Most of you know that I live in western Ohio. Draw a circle with a 200 mile radius and you’ll encompass a sizable percentage of manufacturing in the United States. A local “panel shop-plus” held an open house recently to celebrate expansion of its facility, business and workforce.
Electro Controls not only builds control panels and wiring harnesses for its machine-builder customers, it also provides controls and automation engineering services–often serving as the controls department for customers. Its service area is about a 200 mile radius from Sidney with a substantial client base.
This company is one of many examples showing manufacturing as a thriving part of the economy. It’s also a reflection of leadership and vision–and assembling a top leadership team.
While I was chatting with the owner and other executives, we discussed a few companies within their service area. Some have survived and thrived, and some have died.
The consistent factor–leadership. Tim Geise, the owner, told me one story of a company that was a division of a European enterprise whose general manager was not going to let the plant die. He took this vision and worked every angle he could to keep the plant going. And it still is today. On the other hand, there were companies I asked about and his comment was that those managers didn’t really care.
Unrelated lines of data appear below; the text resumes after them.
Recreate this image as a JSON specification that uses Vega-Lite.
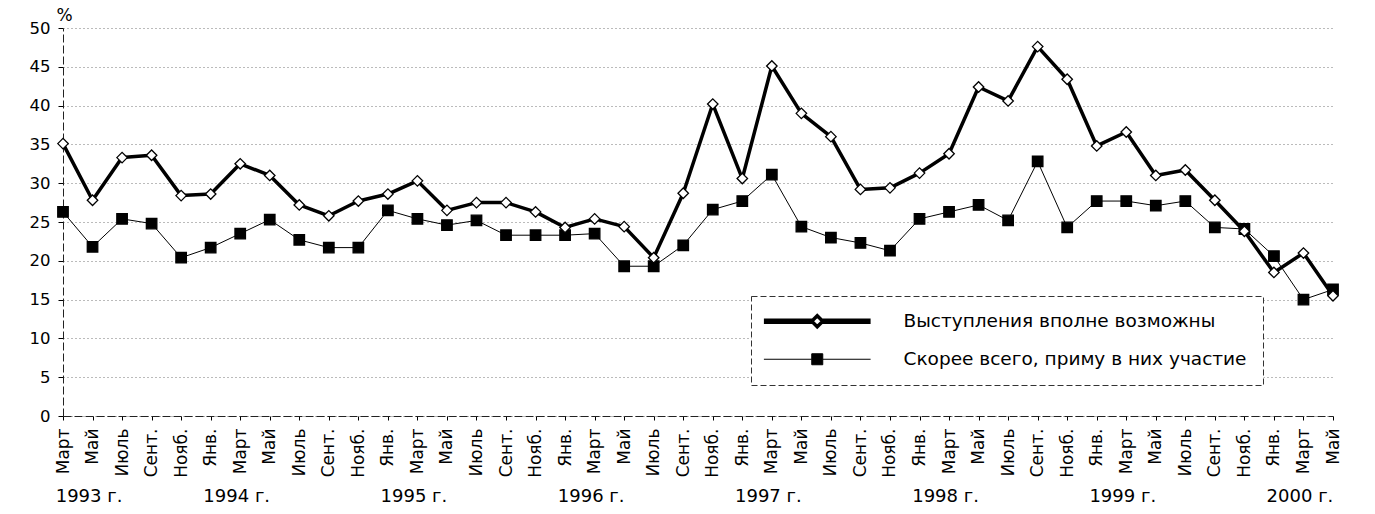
{
  "$schema": "https://vega.github.io/schema/vega-lite/v6.json",
  "width": 1270,
  "height": 388,
  "autosize": {"type": "none"},
  "padding": {"left": 63, "top": 28, "right": 42, "bottom": 98},
  "background": "white",
  "config": {"view": {"stroke": null}, "font": "DejaVu Sans"},
  "data": {"values": [
    {"t": "Март 1993", "A": 35.1, "B": 26.3},
    {"t": "Май 1993", "A": 27.8, "B": 21.8},
    {"t": "Июль 1993", "A": 33.3, "B": 25.4},
    {"t": "Сент. 1993", "A": 33.6, "B": 24.8},
    {"t": "Нояб. 1993", "A": 28.4, "B": 20.4},
    {"t": "Янв. 1994", "A": 28.6, "B": 21.7},
    {"t": "Март 1994", "A": 32.5, "B": 23.5},
    {"t": "Май 1994", "A": 31.0, "B": 25.3},
    {"t": "Июль 1994", "A": 27.2, "B": 22.7},
    {"t": "Сент. 1994", "A": 25.8, "B": 21.7},
    {"t": "Нояб. 1994", "A": 27.7, "B": 21.7},
    {"t": "Янв. 1995", "A": 28.6, "B": 26.5},
    {"t": "Март 1995", "A": 30.3, "B": 25.4},
    {"t": "Май 1995", "A": 26.5, "B": 24.6},
    {"t": "Июль 1995", "A": 27.5, "B": 25.2},
    {"t": "Сент. 1995", "A": 27.5, "B": 23.3},
    {"t": "Нояб. 1995", "A": 26.3, "B": 23.3},
    {"t": "Янв. 1996", "A": 24.3, "B": 23.3},
    {"t": "Март 1996", "A": 25.4, "B": 23.5},
    {"t": "Май 1996", "A": 24.4, "B": 19.3},
    {"t": "Июль 1996", "A": 20.4, "B": 19.3},
    {"t": "Сент. 1996", "A": 28.7, "B": 22.0},
    {"t": "Нояб. 1996", "A": 40.2, "B": 26.6},
    {"t": "Янв. 1997", "A": 30.6, "B": 27.7},
    {"t": "Март 1997", "A": 45.1, "B": 31.1},
    {"t": "Май 1997", "A": 39.0, "B": 24.4},
    {"t": "Июль 1997", "A": 36.0, "B": 23.0},
    {"t": "Сент. 1997", "A": 29.2, "B": 22.3},
    {"t": "Нояб. 1997", "A": 29.4, "B": 21.3},
    {"t": "Янв. 1998", "A": 31.3, "B": 25.4},
    {"t": "Март 1998", "A": 33.8, "B": 26.3},
    {"t": "Май 1998", "A": 42.4, "B": 27.2},
    {"t": "Июль 1998", "A": 40.6, "B": 25.2},
    {"t": "Сент. 1998", "A": 47.6, "B": 32.8},
    {"t": "Нояб. 1998", "A": 43.4, "B": 24.3},
    {"t": "Янв. 1999", "A": 34.8, "B": 27.7},
    {"t": "Март 1999", "A": 36.6, "B": 27.7},
    {"t": "Май 1999", "A": 31.0, "B": 27.1},
    {"t": "Июль 1999", "A": 31.7, "B": 27.7},
    {"t": "Сент. 1999", "A": 27.8, "B": 24.3},
    {"t": "Нояб. 1999", "A": 23.8, "B": 24.1},
    {"t": "Янв. 2000", "A": 18.5, "B": 20.6},
    {"t": "Март 2000", "A": 21.0, "B": 15.0},
    {"t": "Май 2000", "A": 15.5, "B": 16.3}
  ]},
  "transform": [{"fold": ["A", "B"], "as": ["series", "value"]}],
  "encoding": {
    "y": {
      "field": "value", "type": "quantitative",
      "scale": {"domain": [0, 50], "nice": false},
      "axis": {
        "title": "%",
        "titleAngle": 0,
        "titleAlign": "center",
        "titleBaseline": "bottom",
        "titleX": 1,
        "titleY": -4,
        "titleFont": "DejaVu Sans",
        "titleFontSize": 17,
        "titleFontWeight": "normal",
        "titleColor": "black",
        "values": [0, 5, 10, 15, 20, 25, 30, 35, 40, 45, 50],
        "tickCount": 11,
        "labelFont": "DejaVu Sans",
        "labelFontSize": 16.5,
        "labelColor": "black",
        "labelPadding": 8,
        "labelOverlap": false,
        "tickSize": 5,
        "tickColor": "black",
        "domainColor": "#222",
        "domainDash": [8, 3],
        "grid": true,
        "gridDash": [1, 3],
        "gridColor": "#777",
        "gridWidth": 1
      }
    }
  },
  "layer": [
    {
      "mark": {"type": "line", "color": "black", "strokeJoin": "round"},
      "encoding": {
        "x": {
          "field": "t", "type": "ordinal", "sort": null,
          "scale": {"type": "point", "padding": 0},
          "axis": {
            "title": null,
            "labelExpr": "split(datum.value, ' ')[0]",
            "labelAngle": -90,
            "labelFont": "DejaVu Sans",
            "labelFontSize": 17,
            "labelColor": "black",
            "labelPadding": 8,
            "labelOverlap": false,
            "tickSize": 4,
            "tickColor": "black",
            "domainColor": "#222",
            "domainDash": [8, 3],
            "grid": false
          }
        },
        "strokeWidth": {
          "field": "series", "type": "nominal",
          "scale": {"type": "ordinal", "domain": ["A", "B"], "range": [3.5, 1]},
          "legend": {
            "orient": "none",
            "legendX": 688,
            "legendY": 268,
            "title": null,
            "symbolSize": 121,
            "symbolOffset": 41,
            "symbolStrokeColor": "black",
            "labelFont": "DejaVu Sans",
            "labelFontSize": 18.5,
            "labelColor": "black",
            "labelOffset": 77,
            "labelLimit": 0,
            "labelExpr": "datum.value == 'A' ? 'Выступления вполне возможны' : 'Скорее всего, приму в них участие'",
            "padding": 16,
            "rowPadding": 16,
            "strokeColor": "#333",
            "fillColor": "white",
            "encode": {
              "legend": {"update": {"strokeDash": {"value": [6, 3]}}},
              "symbols": {"update": {
                "shape": {"signal": "datum.value == 'A' ? 'M-9.7,-0.2L-1,-0.2M-9.7,0L-1,0M-9.7,0.2L-1,0.2M1,-0.2L9.7,-0.2M1,0L9.7,0M1,0.2L9.7,0.2M-1,0L0,-1L1,0L0,1Z' : 'M-9.7,0L-1,0M1,0L9.7,0M-1,-1L1,-1L1,1L-1,1Z'"},
                "fill": {"signal": "datum.value == 'A' ? 'white' : 'black'"},
                "stroke": {"value": "black"},
                "strokeWidth": {"signal": "datum.value == 'A' ? 1.3 : 1"},
                "opacity": {"value": 1}
              }}
            }
          }
        }
      }
    },
    {
      "mark": {"type": "point", "filled": true, "stroke": "black", "strokeWidth": 1.3, "opacity": 1, "size": 110},
      "encoding": {
        "x": {
          "field": "t", "type": "ordinal", "sort": null,
          "axis": {
            "orient": "bottom",
            "title": null,
            "domain": false,
            "ticks": false,
            "grid": false,
            "labelAngle": 0,
            "labelPadding": 71,
            "labelBaseline": "top",
            "labelAlign": "center",
            "labelFont": "DejaVu Sans",
            "labelFontSize": 18,
            "labelColor": "black",
            "labelOffset": -4,
            "labelOverlap": false,
            "labelExpr": "(datum.value == 'Май 1993' || (indexof(datum.value, 'Март') == 0 && datum.value != 'Март 1993')) ? split(datum.value, ' ')[1] + ' г.' : ''"
          }
        },
        "shape": {
          "field": "series", "type": "nominal",
          "scale": {"range": ["diamond", "square"]},
          "legend": null
        },
        "fill": {
          "field": "series", "type": "nominal",
          "scale": {"range": ["white", "black"]},
          "legend": null
        },
        "order": {"field": "series", "sort": "descending"}
      }
    }
  ],
  "resolve": {"axis": {"x": "independent"}}
}
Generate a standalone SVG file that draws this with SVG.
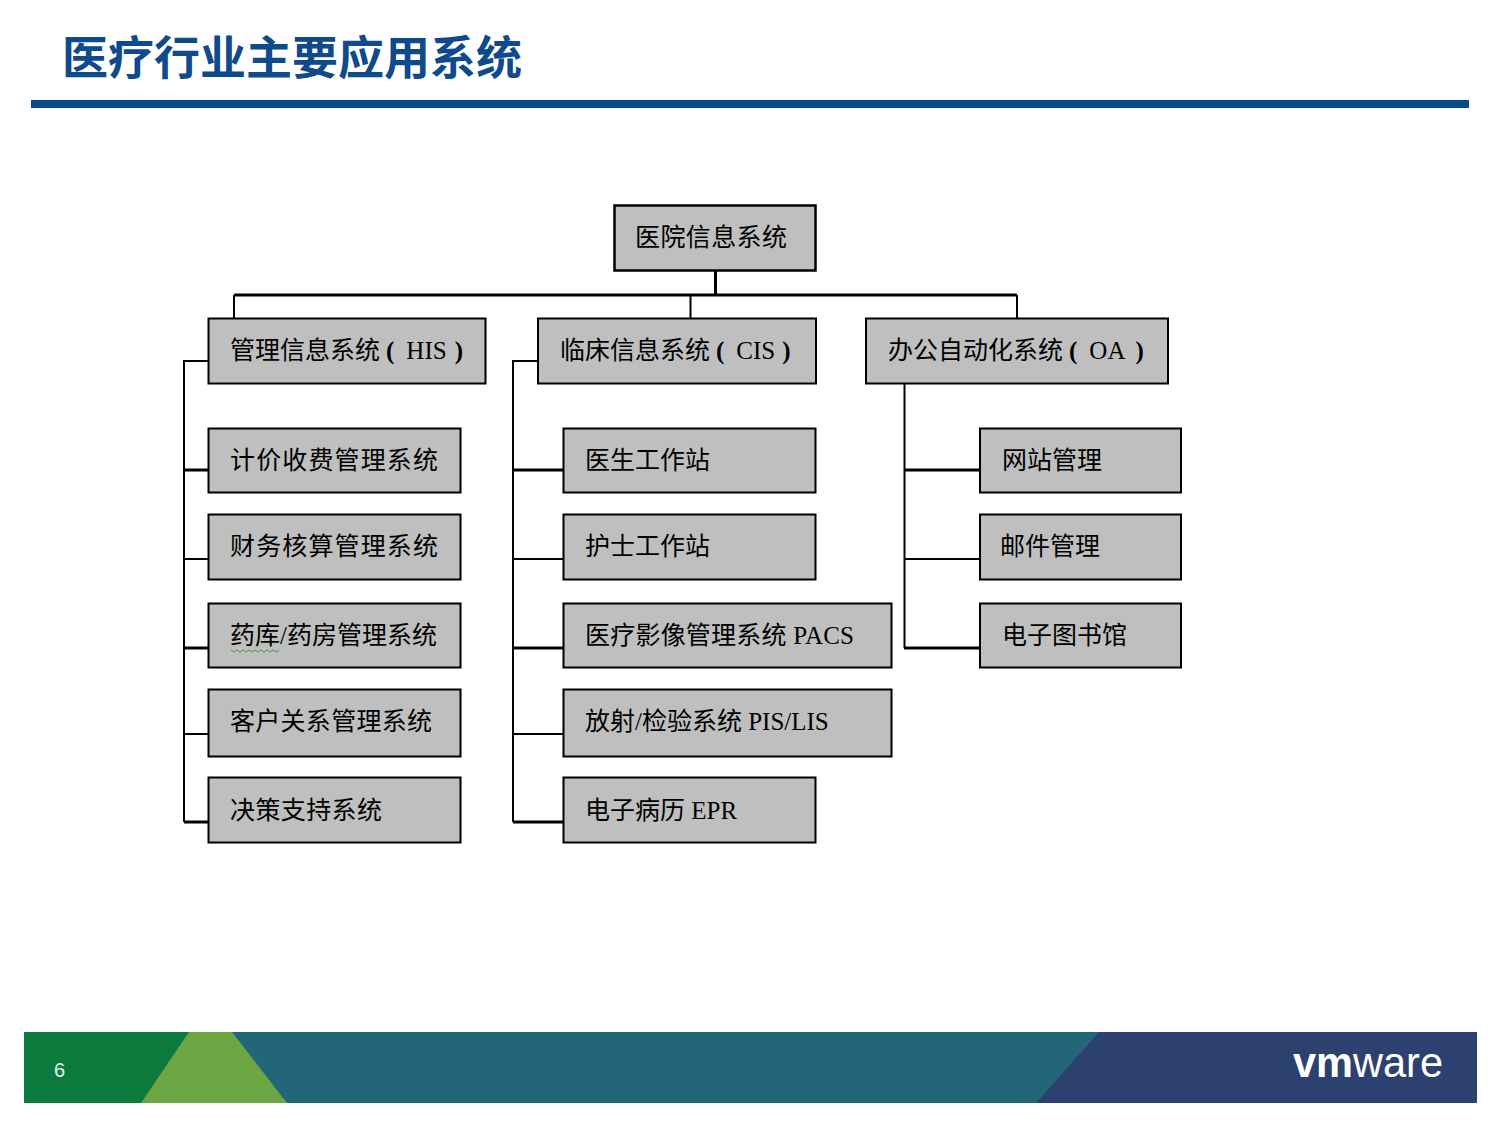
<svg xmlns="http://www.w3.org/2000/svg" width="1500" height="1125" viewBox="0 0 1500 1125">
<style>
.box{fill:#bfbfbf;stroke:#000;stroke-width:2}
.t{font-family:"Liberation Serif","Noto Sans CJK SC",serif;font-size:25px;fill:#000}
.p{font-weight:700}
.c{fill:none;stroke:#000;stroke-width:2}
.k{fill:none;stroke:#000;stroke-width:3}
</style>
<rect width="1500" height="1125" fill="#fff"/>
<text id="title" x="62" y="74" font-family="'Liberation Sans','Noto Sans CJK SC',sans-serif" font-size="46" font-weight="700" fill="#0e4a8c">医疗行业主要应用系统</text>
<rect id="title-rule" x="31" y="100" width="1438" height="8" fill="#0b4a8a"/>
<g id="connectors">
<path class="k" d="M715.500 271V295M234 295H1017"/>
<path class="c" d="M234 295V318M690.500 295V318M1017 295V318"/>
<path class="c" d="M208 361H184V822M184 559H208M184 734H208"/>
<path class="k" d="M184 470H208M184 648H208M184 822H208"/>
<path class="c" d="M538 361H513V822M513 559H563M513 734H563"/>
<path class="k" d="M513 470H563M513 648H563M513 822H563"/>
<path class="c" d="M904.500 384V648M904 559H980"/>
<path class="k" d="M904 470H980M904 648H980"/>
</g>
<g id="root"><rect class="box" style="stroke-width:2.500" x="614.500" y="205.500" width="201" height="65"/><text class="t" x="635" y="246" textLength="152">医院信息系统</text></g>
<g id="his"><rect class="box" x="208.500" y="318.500" width="277" height="65"/><text class="t" x="230" y="359">管理信息系统<tspan class="p" dx="6">(</tspan><tspan dx="12">HIS</tspan><tspan class="p" dx="8">)</tspan></text></g>
<g id="cis"><rect class="box" x="538" y="318.500" width="278" height="65"/><text class="t" x="560" y="359">临床信息系统<tspan class="p" dx="6">(</tspan><tspan dx="12">CIS</tspan><tspan class="p" dx="7">)</tspan></text></g>
<g id="oa"><rect class="box" x="866" y="318.500" width="302" height="65"/><text class="t" x="888" y="359">办公自动化系统<tspan class="p" dx="6">(</tspan><tspan dx="12">OA</tspan><tspan class="p" dx="10">)</tspan></text></g>
<g id="his-1"><rect class="box" x="208.500" y="428.500" width="252" height="64"/><text class="t" x="230" y="469" textLength="208">计价收费管理系统</text></g>
<g id="his-2"><rect class="box" x="208.500" y="514.500" width="252" height="65"/><text class="t" x="230" y="555" textLength="208">财务核算管理系统</text></g>
<g id="his-3"><rect class="box" x="208.500" y="603.500" width="252" height="64"/><text class="t" x="230" y="644">药库/药房管理系统</text><path d="M231 650l3 2 3-2 3 2 3-2 3 2 3-2 3 2 3-2 3 2 3-2 3 2 3-2 3 2 3-2 3 2 3-2" fill="none" stroke="#3a9a3a" stroke-width="1"/></g>
<g id="his-4"><rect class="box" x="208.500" y="689.500" width="252" height="67"/><text class="t" x="230" y="730" textLength="202">客户关系管理系统</text></g>
<g id="his-5"><rect class="box" x="208.500" y="777.500" width="252" height="65"/><text class="t" x="230" y="819" textLength="152">决策支持系统</text></g>
<g id="cis-1"><rect class="box" x="563.500" y="428.500" width="252" height="64"/><text class="t" x="585" y="469">医生工作站</text></g>
<g id="cis-2"><rect class="box" x="563.500" y="514.500" width="252" height="65"/><text class="t" x="585" y="555">护士工作站</text></g>
<g id="cis-3"><rect class="box" x="563.500" y="603.500" width="328" height="64"/><text class="t" x="585" y="644" textLength="269">医疗影像管理系统 PACS</text></g>
<g id="cis-4"><rect class="box" x="563.500" y="689.500" width="328" height="67"/><text class="t" x="585" y="730">放射/检验系统 PIS/LIS</text></g>
<g id="cis-5"><rect class="box" x="563.500" y="777.500" width="252" height="65"/><text class="t" x="585" y="819">电子病历 EPR</text></g>
<g id="oa-1"><rect class="box" x="980" y="428.500" width="201" height="64"/><text class="t" x="1002" y="469">网站管理</text></g>
<g id="oa-2"><rect class="box" x="980" y="514.500" width="201" height="65"/><text class="t" x="1000" y="555">邮件管理</text></g>
<g id="oa-3"><rect class="box" x="980" y="603.500" width="201" height="64"/><text class="t" x="1002" y="644">电子图书馆</text></g>
<g id="footer">
<rect x="24" y="1032" width="1453" height="71" fill="#226678"/>
<polygon points="24,1032 189,1032 141,1103 24,1103" fill="#0b7a3c"/>
<polygon points="189,1032 232,1032 287,1103 141,1103" fill="#6ba642"/>
<polygon points="1099,1032 1477,1032 1477,1103 1036,1103" fill="#2c4170"/>
<text x="54" y="1077" font-family="'Liberation Sans',sans-serif" font-size="20" fill="#e8f5ec">6</text>
<text x="1293" y="1077" font-family="'Liberation Sans',sans-serif" font-size="43" fill="#fff" textLength="150" lengthAdjust="spacingAndGlyphs"><tspan font-weight="700">vm</tspan>ware</text>
</g>
</svg>
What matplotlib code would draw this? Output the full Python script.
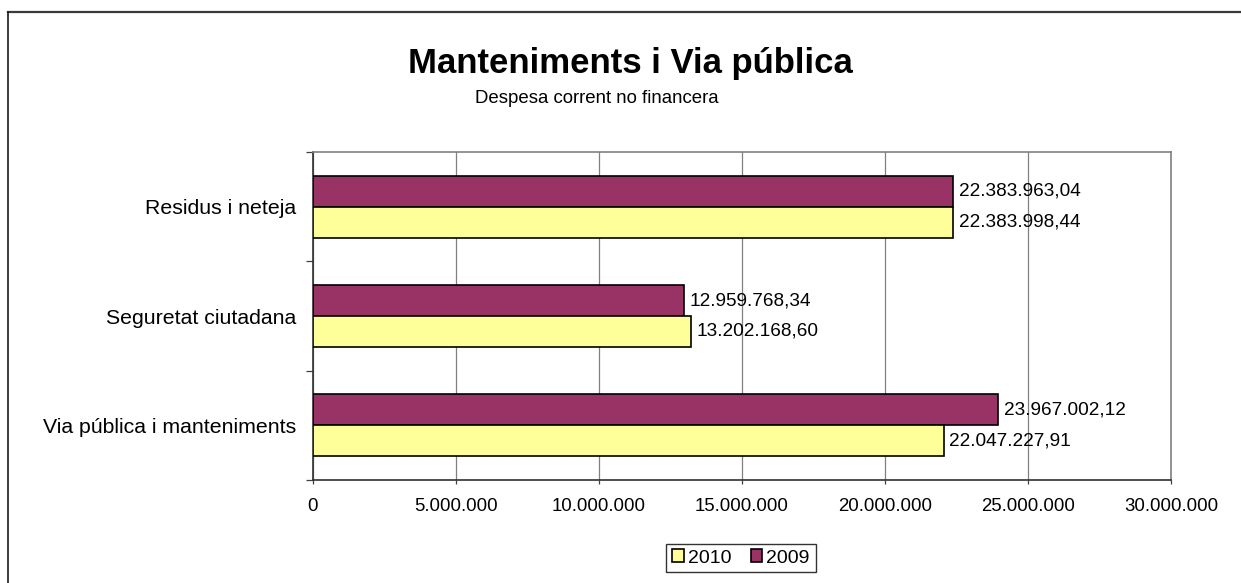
import matplotlib

matplotlib.use("Agg")
import matplotlib.pyplot as plt
from matplotlib.lines import Line2D
from matplotlib.patches import Patch
from matplotlib.ticker import FuncFormatter, FixedLocator
import numpy as np

plt.rcParams["font.family"] = ["Liberation Sans", "DejaVu Sans"]

CATEGORIES = ["Via pública i manteniments", "Seguretat ciutadana", "Residus i neteja"]
VALUES_2009 = [23967002.12, 12959768.34, 22383963.04]
VALUES_2010 = [22047227.91, 13202168.60, 22383998.44]
SERIES = ["2010", "2009"]
XTICKS = [0, 5000000, 10000000, 15000000, 20000000, 25000000, 30000000]

C2009 = "#993366"
C2010 = "#FFFF99"
GRID = "#808080"
FS = 13.4


def cat_num(v, dec=0):
    # catalan style: 1.234.567,89
    s = f"{v:,.{dec}f}"
    return s.replace(",", "X").replace(".", ",").replace("X", ".")


W, H = 1241, 583
fig = plt.figure(figsize=(W / 100, H / 100), dpi=100)
fig.patch.set_facecolor("white")

# chart-area frame (only top and left edge visible in the crop)
fig.add_artist(Line2D([8 / W, 1.0], [1 - 11.5 / H, 1 - 11.5 / H], transform=fig.transFigure,
                      color="#3a3a3a", linewidth=1.6))
fig.add_artist(Line2D([8 / W, 8 / W], [0, 1 - 11.5 / H], transform=fig.transFigure,
                      color="#1a1a1a", linewidth=1.2))

fig.text(630 / W, 1 - 73 / H, "Manteniments i Via pública", fontsize=25, weight="bold",
         ha="center", va="baseline")
fig.text(597 / W, 1 - 103 / H, "Despesa corrent no financera", fontsize=FS,
         ha="center", va="baseline")

ax = fig.add_axes([313 / W, 1 - 480 / H, 858 / W, 328 / H])
y = np.arange(len(CATEGORIES))
h = 0.283
b09 = ax.barh(y + h / 2, VALUES_2009, height=h, color=C2009, edgecolor="black", linewidth=1.2, zorder=3)
b10 = ax.barh(y - h / 2, VALUES_2010, height=h, color=C2010, edgecolor="black", linewidth=1.2, zorder=3)

for bars, vals in ((b09, VALUES_2009), (b10, VALUES_2010)):
    for r, v in zip(bars, vals):
        ax.annotate(cat_num(v, 2), (v, r.get_y() + r.get_height() / 2), xytext=(4, 0),
                    textcoords="offset points", va="center", ha="left", fontsize=13.7, zorder=4)

ax.set_xlim(0, 30000000)
ax.set_ylim(-0.5, len(CATEGORIES) - 0.5)
ax.xaxis.set_major_locator(FixedLocator(XTICKS))
ax.xaxis.set_major_formatter(FuncFormatter(lambda v, p: cat_num(v)))
ax.grid(axis="x", color=GRID, linewidth=0.9, zorder=0)

ax.set_yticks(y)
ax.set_yticklabels(CATEGORIES)
ax.set_yticks(np.arange(-0.5, len(CATEGORIES), 1.0), minor=True)
ax.tick_params(axis="y", which="major", length=0, pad=12, labelsize=15.3)
ax.tick_params(axis="y", which="minor", length=5, width=0.9, color="#404040", direction="out")
ax.tick_params(axis="x", which="major", length=3, width=0.9, color="#404040", pad=10, labelsize=FS)

for s in ("top", "right"):
    ax.spines[s].set_color(GRID)
    ax.spines[s].set_linewidth(1.2)
for s in ("left", "bottom"):
    ax.spines[s].set_color("#303030")
    ax.spines[s].set_linewidth(1.2)

handles = [Patch(facecolor=C2010, edgecolor="black", linewidth=1.2, label=SERIES[0]),
           Patch(facecolor=C2009, edgecolor="black", linewidth=1.2, label=SERIES[1])]
leg = fig.legend(handles=handles, loc="center", bbox_to_anchor=(741 / W, 1 - 558 / H), ncol=2,
                 fontsize=14, frameon=True, fancybox=False, handlelength=0.6, handleheight=0.6,
                 handletextpad=0.2, columnspacing=1.0, borderpad=0.3, borderaxespad=0)
leg.get_frame().set_edgecolor("black")
leg.get_frame().set_linewidth(1.0)

fig.savefig("out.png", dpi=100, facecolor="white")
This is a takeaway you can use no matter what level of organization you are leading–even in your non-profit organizations. Care about what you’re doing. Focus on not only surviving, but thriving.
Congratulations to a local company doing it right.
I just wrote down a quote from this blog. "Focus on not only surviving, but thriving". I'm going to use it as inspiration. I am the President and Founder of Autosys, Inc., a system integration company in California.
Thank you for your work.
Kevin
Appreciate your comment, Kevin. I wish you success.